How do I define the activation event if my app has multiple user types?

Segment by stated goal during onboarding. A user building a custom program has a different activation moment than a user following a pre-built plan. Instrument both separately and run activation analysis per segment. A single activation metric across all users will obscure which cohorts are actually converting.

Should I gate features until users complete their first workout?

In some cases, yes. If your social or comparison features require data to function, locking them behind first-log completion creates a natural incentive. But be careful with this pattern — if your core value proposition is logging simplicity, friction-adding gates can backfire. Use progressive feature disclosure instead: show the feature exists, but explain that it activates after their first session.

What's a realistic activation rate target for workout tracking apps?

Benchmarks vary by acquisition channel, but a well-optimized workout tracking app should aim for 40-55% of new signups completing their first full workout within 72 hours. Apps pulling primarily from paid channels often see 25-35% without deliberate activation work. If you're below 30%, the logging friction in Step 1 is almost always the primary cause.
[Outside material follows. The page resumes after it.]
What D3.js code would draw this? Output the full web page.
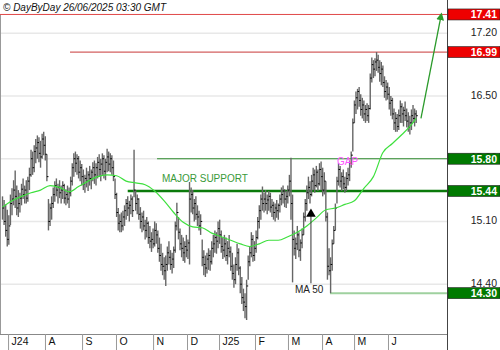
<!DOCTYPE html>
<html><head><meta charset="utf-8">
<script src="https://cdn.jsdelivr.net/npm/d3@7"></script>
<style>body{margin:0;background:#fff}svg{display:block;font-family:"Liberation Sans",Arial,sans-serif}</style>
</head><body><svg id="c" width="500" height="350"></svg>
<script>
// ---- DATA (daily bars) ----
const high=[15.38,15.34,15.29,15.23,15.17,15.40,15.47,15.56,15.67,15.50,
15.45,15.42,15.52,15.58,15.50,15.56,15.60,15.70,15.90,15.88,
15.95,16.02,16.06,16.04,16.00,16.08,16.10,16.05,15.85,15.35,
15.30,15.38,15.48,15.55,15.58,15.52,15.56,15.50,15.55,15.52,
15.46,15.50,15.48,15.60,15.75,15.86,15.88,15.85,15.83,15.78,
15.74,15.68,15.62,15.70,15.66,15.72,15.68,15.76,15.78,15.75,
15.82,15.85,15.80,15.86,15.84,15.80,15.91,15.88,15.86,15.84,
15.78,15.58,15.42,15.25,15.18,15.20,15.22,15.28,15.35,15.38,
15.33,15.40,15.38,15.90,15.45,15.40,15.36,15.26,15.20,15.22,
15.12,15.15,15.10,15.05,14.98,15.02,15.10,15.08,15.00,14.92,
14.85,14.75,14.70,14.72,14.82,14.88,14.78,14.75,14.82,15.10,
15.31,15.15,15.02,14.95,14.92,14.88,14.95,14.90,15.54,15.48,
15.45,15.35,15.38,15.28,15.22,15.18,14.90,14.78,14.72,14.75,
14.80,14.78,14.88,14.95,15.00,14.98,15.10,15.12,15.00,14.92,
14.95,14.92,14.88,14.95,14.82,14.75,14.62,14.70,14.85,14.80,
14.60,14.48,14.35,14.30,14.45,14.72,14.82,14.98,14.95,14.88,
15.00,15.15,15.28,15.40,15.49,15.42,15.45,15.40,15.44,15.42,
15.35,15.32,15.30,15.34,15.30,15.40,15.48,15.50,15.46,15.44,
15.50,15.62,15.81,15.40,15.00,14.92,15.05,14.98,14.90,15.02,
15.20,15.35,15.50,15.60,15.55,15.62,15.70,15.68,15.72,15.68,
15.75,15.77,15.70,15.65,15.55,15.20,14.80,14.70,14.90,15.05,
15.30,15.60,15.75,15.72,15.65,15.68,15.60,15.65,15.70,15.78,
15.88,16.25,16.45,16.55,16.58,16.60,16.52,16.48,16.45,16.40,
16.42,16.40,16.75,16.93,16.90,16.92,16.99,16.96,16.90,16.88,
16.84,16.72,16.68,16.65,16.60,16.50,16.48,16.36,16.32,16.30,
16.35,16.45,16.42,16.38,16.44,16.36,16.32,16.28,16.35,16.40,
16.36,16.34];
const low=[15.12,15.06,14.93,14.82,14.84,15.06,15.17,15.28,15.25,15.17,
15.15,15.20,15.28,15.35,15.30,15.30,15.32,15.45,15.60,15.62,
15.65,15.75,15.80,15.76,15.70,15.80,15.84,15.78,15.55,15.00,
15.05,15.12,15.25,15.32,15.38,15.30,15.36,15.30,15.35,15.30,
15.28,15.30,15.25,15.38,15.50,15.60,15.65,15.62,15.58,15.55,
15.50,15.45,15.42,15.48,15.44,15.50,15.46,15.55,15.52,15.50,
15.58,15.60,15.55,15.62,15.58,15.56,15.65,15.66,15.65,15.62,
15.55,15.35,15.15,15.00,14.98,14.98,15.00,15.05,15.12,15.16,
15.10,15.18,15.15,15.37,15.22,15.18,15.12,15.02,14.98,15.00,
14.90,14.92,14.85,14.80,14.76,14.80,14.82,14.85,14.75,14.65,
14.55,14.50,14.45,14.38,14.55,14.62,14.56,14.52,14.58,14.75,
15.00,14.90,14.78,14.70,14.66,14.64,14.70,14.68,14.62,15.20,
15.18,15.10,15.12,15.05,15.00,14.95,14.60,14.50,14.48,14.52,
14.56,14.55,14.62,14.70,14.75,14.74,14.80,14.85,14.75,14.68,
14.70,14.66,14.62,14.70,14.55,14.45,14.36,14.40,14.55,14.50,
14.30,14.18,14.10,14.02,14.00,14.45,14.60,14.70,14.65,14.66,
14.75,14.90,15.02,15.12,15.22,15.20,15.22,15.18,15.22,15.20,
15.15,15.12,15.10,15.14,15.12,15.20,15.28,15.30,15.26,15.25,
15.30,15.38,15.12,14.42,14.72,14.68,14.78,14.70,14.66,14.80,
14.95,15.10,15.22,15.35,15.30,15.38,15.45,15.42,15.48,15.44,
15.50,15.45,15.38,15.40,15.10,14.45,14.50,14.30,14.55,14.85,
15.00,15.30,15.50,15.48,15.44,15.46,15.42,15.44,15.50,15.55,
15.70,15.88,16.20,16.30,16.35,16.38,16.28,16.25,16.22,16.20,
16.22,16.20,16.35,16.65,16.70,16.72,16.78,16.76,16.66,16.62,
16.60,16.48,16.45,16.46,16.35,16.28,16.24,16.12,16.10,16.10,
16.12,16.20,16.20,16.16,16.22,16.15,16.10,16.07,16.12,16.20,
16.16,16.20];
const close=[15.25,15.10,15.00,14.90,15.05,15.30,15.35,15.45,15.38,15.25,
15.30,15.36,15.46,15.40,15.45,15.36,15.55,15.62,15.80,15.70,
15.88,15.92,15.98,15.86,15.82,16.02,15.95,15.85,15.60,15.10,
15.25,15.30,15.40,15.50,15.45,15.48,15.42,15.45,15.50,15.36,
15.40,15.35,15.42,15.55,15.70,15.80,15.75,15.80,15.65,15.70,
15.60,15.52,15.58,15.55,15.62,15.58,15.65,15.70,15.62,15.70,
15.76,15.68,15.74,15.80,15.66,15.76,15.82,15.74,15.80,15.70,
15.60,15.40,15.20,15.08,15.10,15.05,15.15,15.22,15.30,15.25,
15.28,15.35,15.22,15.45,15.30,15.35,15.18,15.10,15.15,15.05,
15.00,15.08,14.92,14.88,14.90,14.85,15.00,14.95,14.80,14.72,
14.62,14.60,14.55,14.62,14.75,14.70,14.62,14.68,14.78,15.05,
15.20,14.98,14.85,14.80,14.75,14.82,14.78,14.86,15.35,15.40,
15.25,15.30,15.18,15.15,15.05,15.10,14.70,14.62,14.58,14.68,
14.72,14.65,14.80,14.85,14.92,14.88,15.02,14.95,14.82,14.78,
14.85,14.72,14.80,14.76,14.60,14.52,14.45,14.62,14.75,14.58,
14.40,14.25,14.20,14.15,14.38,14.65,14.75,14.90,14.72,14.80,
14.92,15.10,15.22,15.35,15.30,15.35,15.30,15.34,15.38,15.26,
15.28,15.20,15.25,15.22,15.28,15.35,15.40,15.44,15.35,15.38,
15.45,15.55,15.30,14.90,14.80,14.85,14.95,14.78,14.86,14.95,
15.15,15.30,15.42,15.48,15.40,15.55,15.62,15.50,15.65,15.52,
15.68,15.60,15.45,15.55,15.15,14.60,14.55,14.62,14.85,15.00,
15.25,15.55,15.68,15.55,15.60,15.52,15.48,15.58,15.62,15.75,
15.84,16.20,16.40,16.48,16.55,16.45,16.35,16.40,16.30,16.35,
16.28,16.36,16.70,16.85,16.80,16.88,16.90,16.82,16.75,16.80,
16.65,16.55,16.60,16.52,16.42,16.45,16.30,16.20,16.25,16.16,
16.28,16.38,16.30,16.34,16.28,16.22,16.15,16.20,16.28,16.25,
16.30,16.28];
// 50-day moving average, read at every 6th bar
const maIdx=[0,6,12,18,24,30,36,42,48,54,60,66,72,78,84,90,96,102,108,114,120,126,132,138,144,150,156,162,168,174,180,186,192,198,204,210,216,222,228,234,240,246,252,258,261];
const maVal=[15.26,15.33,15.38,15.42,15.45,15.50,15.48,15.43,15.49,15.55,15.60,15.62,15.61,15.55,15.53,15.51,15.44,15.33,15.20,15.09,15.04,15.03,14.97,14.93,14.89,14.85,14.82,14.85,14.89,14.89,14.93,14.98,15.05,15.14,15.23,15.25,15.29,15.33,15.47,15.60,15.87,15.97,16.07,16.18,16.25];
// month ticks (bar positions of month starts)
const monthLabels=["J24","A","S","O","N","D","J25","F","M","A","M","J"];
const monthIdx=[3.5,26.8,50.2,71.6,95,116.4,136.6,159.3,180.1,201.6,221.8,243.2];
// price axis ticks
const yTicks=[14.40,15.10,15.80,16.50,17.20];
// key levels
const levelVal=[17.41,16.99,15.80,15.44,14.30];
const levelFrom=[-2,42.6,97.5,79,206.6];
const levelText=["17.41","16.99","15.80","15.44","14.30"];
// annotations
const arrowFrom=[264,16.25], arrowTo=[276.6,17.39];
const maMark=[194.6,15.16], maMarkEnd=14.41;
const maLabel=[184.5,14.30];
const supportLabel=[100.6,15.54];
const gapLabel=[211,15.73];
const header="© DayByDay 26/06/2025 03:30 GMT";

// ---- CHART ----
const svg=d3.select("#c");
const L=0,R=447,T=15,B=334;
const x=d3.scaleLinear().domain([0,high.length-1]).range([2.5,416.2]);
const y=d3.scaleLinear().domain([13.844,17.404]).range([B,T]);

const defs=svg.append("defs");
defs.append("clipPath").attr("id","clip").append("rect")
  .attr("x",L).attr("y",T-3).attr("width",R-L).attr("height",B-T+3);
defs.append("marker").attr("id","ah").attr("viewBox","0 0 10 10").attr("refX",5).attr("refY",5)
  .attr("markerWidth",6).attr("markerHeight",6).attr("orient","auto")
  .append("path").attr("d","M0,0L10,5L0,10z").attr("fill","#2a9a2a");

// grid
svg.append("g").selectAll("line").data(yTicks).join("line")
  .attr("x1",L).attr("x2",R).attr("y1",d=>y(d)).attr("y2",d=>y(d))
  .attr("stroke","#e8e8e8").attr("stroke-width",1.6);

// header
svg.append("text").attr("x",3).attr("y",11).attr("font-size",10).attr("font-style","italic")
  .attr("fill","#111").text(header);

const g=svg.append("g").attr("clip-path","url(#clip)");

// level lines
const lvlColor=["#e04848","#c83838","#2e8b2e","#0b7a0b","#9fd19f"];
const lvlWidth=[1,1,1.2,2.6,2];
g.append("g").selectAll("line").data(levelVal).join("line")
  .attr("x1",(d,i)=>Math.max(L,x(levelFrom[i]))).attr("x2",R)
  .attr("y1",d=>y(d)).attr("y2",d=>y(d))
  .attr("stroke",(d,i)=>lvlColor[i]).attr("stroke-width",(d,i)=>lvlWidth[i]);

// bars
const idx=d3.range(high.length);
g.append("g").selectAll("line").data(idx).join("line")
  .attr("x1",i=>x(i)).attr("x2",i=>x(i))
  .attr("y1",i=>y(high[i])).attr("y2",i=>y(low[i]))
  .attr("stroke","#666").attr("stroke-width",1.4);
g.append("g").selectAll("line").data(idx).join("line")
  .attr("x1",i=>x(i)).attr("x2",i=>x(i)+1.6)
  .attr("y1",i=>y(close[i])).attr("y2",i=>y(close[i]))
  .attr("stroke","#000").attr("stroke-width",1);

// MA 50
g.append("path").datum(maIdx)
  .attr("d",d3.line().x(i=>x(i)).y((i,k)=>y(maVal[k])).curve(d3.curveMonotoneX))
  .attr("fill","none").attr("stroke","#3ee03e").attr("stroke-width",1.2);

// annotations
g.append("line").attr("x1",x(maMark[0])).attr("x2",x(maMark[0]))
  .attr("y1",y(maMark[1])).attr("y2",y(maMarkEnd)).attr("stroke","#333").attr("stroke-width",1);
g.append("path").attr("d",d3.symbol().type(d3.symbolTriangle).size(40)())
  .attr("transform",`translate(${x(maMark[0])},${y(maMark[1])-2})`).attr("fill","#000");
svg.append("text").attr("x",x(maLabel[0])).attr("y",y(maLabel[1])).attr("font-size",10)
  .attr("fill","#222").text("MA 50");
svg.append("text").attr("x",x(supportLabel[0])).attr("y",y(supportLabel[1])).attr("font-size",10)
  .attr("fill","#3a9a3a").text("MAJOR SUPPORT");
svg.append("text").attr("x",x(gapLabel[0])).attr("y",y(gapLabel[1])).attr("font-size",10)
  .attr("fill","#ff55ff").text("GAP");
svg.append("line").attr("x1",x(arrowFrom[0])).attr("y1",y(arrowFrom[1]))
  .attr("x2",x(arrowTo[0])).attr("y2",y(arrowTo[1]))
  .attr("stroke","#2a9a2a").attr("stroke-width",1.3).attr("marker-end","url(#ah)");

// frame
svg.append("line").attr("x1",0.5).attr("x2",0.5).attr("y1",T).attr("y2",B).attr("stroke","#999");
svg.append("line").attr("x1",R+0.5).attr("x2",R+0.5).attr("y1",0).attr("y2",350).attr("stroke","#444");

// x axis
const xa=d3.axisBottom(x).tickValues(monthIdx).tickFormat((d,i)=>monthLabels[i]).tickSize(16).tickSizeOuter(0);
const xg=svg.append("g").attr("transform",`translate(0,${B})`).call(xa);
xg.select(".domain").attr("d",`M${L},0.5H${R}`).attr("stroke","#888");
xg.selectAll(".tick line").attr("stroke","#999");
xg.selectAll(".tick text").attr("text-anchor","start").attr("x",3).attr("y",4)
  .attr("font-size",10.5).attr("font-family","'Liberation Sans',Arial").attr("fill","#111");

// y axis labels
const ya=d3.axisRight(y).tickValues(yTicks).tickFormat(d3.format(".2f")).tickSize(0);
const yg=svg.append("g").attr("transform",`translate(${R},0)`).call(ya);
yg.select(".domain").remove();
yg.selectAll(".tick text").attr("text-anchor","end").attr("x",50).attr("dy","0.2em")
  .attr("font-size",10.5).attr("font-family","'Liberation Sans',Arial").attr("fill","#222");

// level boxes
const boxFill=["#ee0000","#ee0000","#007a00","#007a00","#007a00"];
const bg=svg.append("g").selectAll("g").data(levelVal).join("g")
  .attr("transform",d=>`translate(${R+1},${y(d)})`);
bg.append("rect").attr("x",0).attr("y",-5.5).attr("width",52).attr("height",11)
  .attr("fill",(d,i)=>boxFill[i]).attr("stroke","#222").attr("stroke-width",0.6);
bg.append("text").attr("x",49).attr("dy","0.36em").attr("text-anchor","end")
  .attr("font-size",10.5).attr("font-weight","bold").attr("fill","#fff").text((d,i)=>levelText[i]);
</script></body></html>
How do I handle users who log their own custom workouts versus following structured plans?

These are fundamentally different activation paths and should be treated as separate onboarding forks. Custom loggers need frictionless exercise search and fast set entry. Program followers need a clear plan selection flow and a session prompt that tells them exactly what to do next. Mixing these paths into a single onboarding experience is one of the most common activation mistakes in workout tracking apps.